Source data>
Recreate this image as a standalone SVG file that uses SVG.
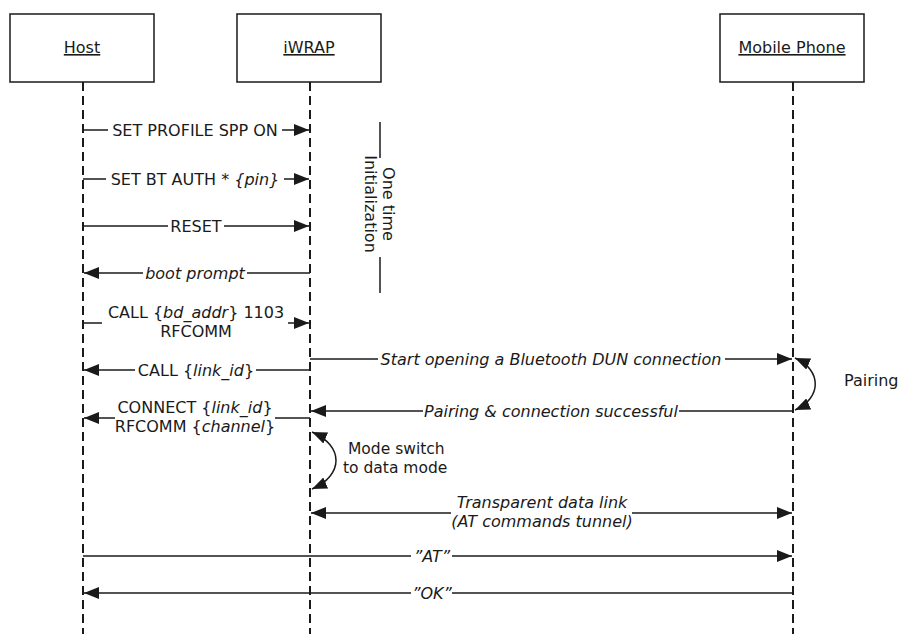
<svg xmlns="http://www.w3.org/2000/svg" width="898" height="634" viewBox="0 0 898 634">
<style>
text{font-family:"DejaVu Sans","Verdana",sans-serif;font-size:16px;fill:#1a1a1a}
.c{text-anchor:middle}
.i{font-style:italic}
.u{text-decoration:underline}
.s{font-size:15.5px}
.box{fill:#fff;stroke:#1a1a1a;stroke-width:1.5}
.life{stroke:#1a1a1a;stroke-width:2;stroke-dasharray:9,5;fill:none}
.msg{stroke:#1a1a1a;stroke-width:1.5;fill:none}
.end{marker-end:url(#ah)}
.both{marker-start:url(#ah);marker-end:url(#ah)}
.bg{fill:#fff}
</style>
<defs>
<marker id="ah" viewBox="0 0 15 12" refX="15" refY="6" markerWidth="15" markerHeight="12" markerUnits="userSpaceOnUse" orient="auto-start-reverse">
<path d="M0,0 L15,6 L0,12 z" fill="#1a1a1a"/>
</marker>
</defs>
<rect width="898" height="634" fill="#fff"/>

<g id="host">
<rect class="box" x="10" y="14" width="144" height="68"/>
<text class="c u" x="82" y="53">Host</text>
<line class="life" x1="83" y1="82" x2="83" y2="634"/>
</g>
<g id="iwrap">
<rect class="box" x="237" y="14" width="144" height="68"/>
<text class="c u" x="309" y="53">iWRAP</text>
<line class="life" x1="310" y1="82" x2="310" y2="634"/>
</g>
<g id="phone">
<rect class="box" x="720" y="14" width="144" height="68"/>
<text class="c u" x="792" y="53">Mobile Phone</text>
<line class="life" x1="793" y1="82" x2="793" y2="634"/>
</g>

<g id="init-note">
<line class="msg" x1="380" y1="122" x2="380" y2="158"/>
<line class="msg" x1="380" y1="257" x2="380" y2="293"/>
<g transform="translate(380,204) rotate(90)">
<text class="c" x="0" y="-3">One time</text>
<text class="c" x="0" y="15">Initialization</text>
</g>
</g>

<g id="connectors">
<line class="msg end" x1="83" y1="130" x2="309" y2="130"/>
<rect class="bg" x="108" y="121" width="174" height="18"/>
<text class="c" x="195" y="135.5">SET PROFILE SPP ON</text>

<line class="msg end" x1="83" y1="179" x2="309" y2="179"/>
<rect class="bg" x="106" y="170" width="178" height="18"/>
<text class="c" x="195" y="184.5">SET BT AUTH * <tspan class="i">{pin}</tspan></text>

<line class="msg end" x1="83" y1="226" x2="309" y2="226"/>
<rect class="bg" x="168" y="217" width="56" height="18"/>
<text class="c" x="196" y="231.5">RESET</text>

<line class="msg end" x1="310" y1="273" x2="84" y2="273"/>
<rect class="bg" x="143" y="264" width="104" height="18"/>
<text class="c i" x="195" y="278.5">boot prompt</text>

<line class="msg end" x1="83" y1="323" x2="309" y2="323"/>
<rect class="bg" x="102" y="304" width="186" height="36"/>
<text class="c" x="196" y="318">CALL {<tspan class="i">bd_addr</tspan>} 1103</text>
<text class="c" x="196" y="337">RFCOMM</text>

<line class="msg end" x1="310" y1="359" x2="792" y2="359"/>
<rect class="bg" x="378" y="350" width="347" height="18"/>
<text class="c i" x="551" y="364.5">Start opening a Bluetooth DUN connection</text>

<line class="msg end" x1="310" y1="370" x2="84" y2="370"/>
<rect class="bg" x="135" y="361" width="121" height="18"/>
<text class="c" x="196" y="375.5">CALL {<tspan class="i">link_id</tspan>}</text>

<line class="msg end" x1="793" y1="411" x2="311" y2="411"/>
<rect class="bg" x="423" y="402" width="256" height="18"/>
<text class="c i" x="551" y="416.5">Pairing &amp; connection successful</text>

<line class="msg end" x1="310" y1="418" x2="84" y2="418"/>
<rect class="bg" x="115" y="400" width="160" height="36"/>
<text class="c" x="195" y="413">CONNECT {<tspan class="i">link_id</tspan>}</text>
<text class="c" x="195" y="432">RFCOMM {<tspan class="i">channel</tspan>}</text>

<path class="msg both" d="M795,358 C822,370 822,398 795,410"/>
<text x="844" y="386">Pairing</text>

<path class="msg both" d="M312,432 C344,446 344,475 312,489"/>
<text class="s" x="348" y="454">Mode switch</text>
<text class="s" x="343" y="473">to data mode</text>

<line class="msg both" x1="311" y1="513" x2="792" y2="513"/>
<rect class="bg" x="451" y="494" width="181" height="36"/>
<text class="c i" x="542" y="508">Transparent data link</text>
<text class="c i" x="542" y="527">(AT commands tunnel)</text>

<line class="msg end" x1="83" y1="556" x2="792" y2="556"/>
<rect class="bg" x="411" y="547" width="41" height="18"/>
<text class="c i" x="432" y="561.5">”AT”</text>

<line class="msg end" x1="793" y1="593" x2="84" y2="593"/>
<rect class="bg" x="411" y="584" width="41" height="18"/>
<text class="c i" x="432" y="598.5">”OK”</text>
</g>
</svg>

Exercise> Set the data above down again exactly as given, with no pictures.

In response>
Recreate this image as a standalone SVG file that uses SVG.
<svg xmlns="http://www.w3.org/2000/svg" width="898" height="634" viewBox="0 0 898 634">
<style>
text{font-family:"DejaVu Sans","Verdana",sans-serif;font-size:16px;fill:#1a1a1a}
.c{text-anchor:middle}
.i{font-style:italic}
.u{text-decoration:underline}
.s{font-size:15.5px}
.box{fill:#fff;stroke:#1a1a1a;stroke-width:1.5}
.life{stroke:#1a1a1a;stroke-width:2;stroke-dasharray:9,5;fill:none}
.msg{stroke:#1a1a1a;stroke-width:1.5;fill:none}
.end{marker-end:url(#ah)}
.both{marker-start:url(#ah);marker-end:url(#ah)}
.bg{fill:#fff}
</style>
<defs>
<marker id="ah" viewBox="0 0 15 12" refX="15" refY="6" markerWidth="15" markerHeight="12" markerUnits="userSpaceOnUse" orient="auto-start-reverse">
<path d="M0,0 L15,6 L0,12 z" fill="#1a1a1a"/>
</marker>
</defs>
<rect width="898" height="634" fill="#fff"/>

<g id="host">
<rect class="box" x="10" y="14" width="144" height="68"/>
<text class="c u" x="82" y="53">Host</text>
<line class="life" x1="83" y1="82" x2="83" y2="634"/>
</g>
<g id="iwrap">
<rect class="box" x="237" y="14" width="144" height="68"/>
<text class="c u" x="309" y="53">iWRAP</text>
<line class="life" x1="310" y1="82" x2="310" y2="634"/>
</g>
<g id="phone">
<rect class="box" x="720" y="14" width="144" height="68"/>
<text class="c u" x="792" y="53">Mobile Phone</text>
<line class="life" x1="793" y1="82" x2="793" y2="634"/>
</g>

<g id="init-note">
<line class="msg" x1="380" y1="122" x2="380" y2="158"/>
<line class="msg" x1="380" y1="257" x2="380" y2="293"/>
<g transform="translate(380,204) rotate(90)">
<text class="c" x="0" y="-3">One time</text>
<text class="c" x="0" y="15">Initialization</text>
</g>
</g>

<g id="connectors">
<line class="msg end" x1="83" y1="130" x2="309" y2="130"/>
<rect class="bg" x="108" y="121" width="174" height="18"/>
<text class="c" x="195" y="135.5">SET PROFILE SPP ON</text>

<line class="msg end" x1="83" y1="179" x2="309" y2="179"/>
<rect class="bg" x="106" y="170" width="178" height="18"/>
<text class="c" x="195" y="184.5">SET BT AUTH * <tspan class="i">{pin}</tspan></text>

<line class="msg end" x1="83" y1="226" x2="309" y2="226"/>
<rect class="bg" x="168" y="217" width="56" height="18"/>
<text class="c" x="196" y="231.5">RESET</text>

<line class="msg end" x1="310" y1="273" x2="84" y2="273"/>
<rect class="bg" x="143" y="264" width="104" height="18"/>
<text class="c i" x="195" y="278.5">boot prompt</text>

<line class="msg end" x1="83" y1="323" x2="309" y2="323"/>
<rect class="bg" x="102" y="304" width="186" height="36"/>
<text class="c" x="196" y="318">CALL {<tspan class="i">bd_addr</tspan>} 1103</text>
<text class="c" x="196" y="337">RFCOMM</text>

<line class="msg end" x1="310" y1="359" x2="792" y2="359"/>
<rect class="bg" x="378" y="350" width="347" height="18"/>
<text class="c i" x="551" y="364.5">Start opening a Bluetooth DUN connection</text>

<line class="msg end" x1="310" y1="370" x2="84" y2="370"/>
<rect class="bg" x="135" y="361" width="121" height="18"/>
<text class="c" x="196" y="375.5">CALL {<tspan class="i">link_id</tspan>}</text>

<line class="msg end" x1="793" y1="411" x2="311" y2="411"/>
<rect class="bg" x="423" y="402" width="256" height="18"/>
<text class="c i" x="551" y="416.5">Pairing &amp; connection successful</text>

<line class="msg end" x1="310" y1="418" x2="84" y2="418"/>
<rect class="bg" x="115" y="400" width="160" height="36"/>
<text class="c" x="195" y="413">CONNECT {<tspan class="i">link_id</tspan>}</text>
<text class="c" x="195" y="432">RFCOMM {<tspan class="i">channel</tspan>}</text>

<path class="msg both" d="M795,358 C822,370 822,398 795,410"/>
<text x="844" y="386">Pairing</text>

<path class="msg both" d="M312,432 C344,446 344,475 312,489"/>
<text class="s" x="348" y="454">Mode switch</text>
<text class="s" x="343" y="473">to data mode</text>

<line class="msg both" x1="311" y1="513" x2="792" y2="513"/>
<rect class="bg" x="451" y="494" width="181" height="36"/>
<text class="c i" x="542" y="508">Transparent data link</text>
<text class="c i" x="542" y="527">(AT commands tunnel)</text>

<line class="msg end" x1="83" y1="556" x2="792" y2="556"/>
<rect class="bg" x="411" y="547" width="41" height="18"/>
<text class="c i" x="432" y="561.5">”AT”</text>

<line class="msg end" x1="793" y1="593" x2="84" y2="593"/>
<rect class="bg" x="411" y="584" width="41" height="18"/>
<text class="c i" x="432" y="598.5">”OK”</text>
</g>
</svg>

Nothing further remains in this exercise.